67. Stay Hungry (Fasting)
68. Snack Like a Toddler
Choose high-quality snacks and snacks when your body and brain need them.
69. Go on the Dark Chocolate Plan
Avoiding sugary treats is a great way to keep your energy up. Eating dark chocolate is fine.
Optimize Caffeine
Caffeine molecules look a lot like a molecule called adenosine, whose job is to tell the brain to slow down and feel sleepy or groggy. The caffeine binds to the receptors where the adenosine is supposed to go. The adenosine is left to just float around, and as a result, the brain doesn’t get the sleepy signal.
There is no one-size-fits-all formula. Every person processes and reacts to caffeine in a slightly different way.
70. Wake Up Before You Caffeinate
Cortisol is highest between 8 a.m. and 9 a.m., so for ideal morning energy, experiment with having that first cup of coffee at 9:30 a.m.
71. Caffeinate Before You Crash
If you wait to drink it until you get tired, it’s too late.
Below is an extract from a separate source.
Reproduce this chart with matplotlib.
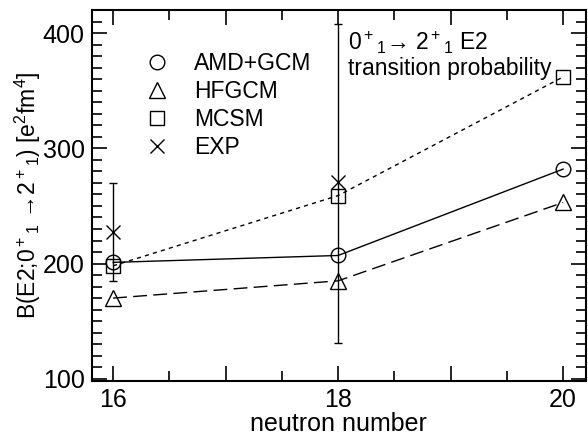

Think about when your energy regularly dips and have coffee thirty minutes beforehand.
72. Take a Caffeine Nap
Wait till you get tired, drink some caffeine, then immediately take a fifteen-minute nap.
73. Maintain Altitude with Green Tea
Try replacing high doses of caffeine with more frequent low doses. Green tea is a great option.
74. Turbo Your Highlight
Time your caffeine intake so that you’re wired right when you start your Highlight.
75. Learn Your Last Call
You’ve got to experiment to figure out your own unique “Last Call for Caffeine” when you can still fall asleep easily.
76. Disconnect Sugar
Separating the caffeine from the sweets.
Go Off the Grid
77. Get Woodsy
A little exposure to nature can make you measurably calmer and sharper.
78. Trick Yourself into Meditating
The benefits of meditation are well documented. It reduces stress. It increases happiness. It recharges your brain and boosts focus. It is also exercised for your brain.
79. Leave Your Headphones at Home
if you put on headphones every time, your brain never gets any quiet.
80. Take Real Breaks
Try to take breaks without screens and try to move your body.
Make It Personal
81. Spend Time with Your Tribe
Spending time with people face-to-face can be a big energy booster. Know a few people who give us energy most times we talk to them.
82. Eat Without Screens
Sleep in a Cave
83. Make Your Bedroom a Bed Room
Remove all electronic devices from your bedroom.
84. Fake the Sunset
When we see a bright light, our brains think, “It’s morning. Time to wake up!”. You should avoid looking at your phone or laptop in bed.
85. Sneak a Nap
Napping makes you smarter.
86. Don’t Jet-Lag Yourself
Sleeping late on weekends is basically like giving yourself jet lag: It confuses your internal clock and makes it even harder to bounce back from the original deficit.
87. Put On Your Own Oxygen Mask First
The tactics in this section are all meant to give you the energy to make time for the things that matter. If you’re caring for a loved one, what could matter more?
Reflect
Fine-Tune Your Days with the Scientific Method:
Observe → Guess → Experiment → Measure
The tactics in this book are eighty-seven experiments for testing these hypotheses. You need to measure the data.
Take notes to track your results. Every day you’ll reflect on whether you made time for your Highlight and how well you were able to focus on it. You’ll note how much energy you had. You’ll review the tactics you used, jot down some observations on what worked and what didn’t, and make a plan for which tactics you’ll try tomorrow.
After a few days of taking notes, you’ll find yourself more aware of your energy and attention throughout the day and more in control of where you direct it.
Perfection is not the goal and you can restart your experiments at any time. The goal is to make time for what matters, find more balance, and enjoy today a little more.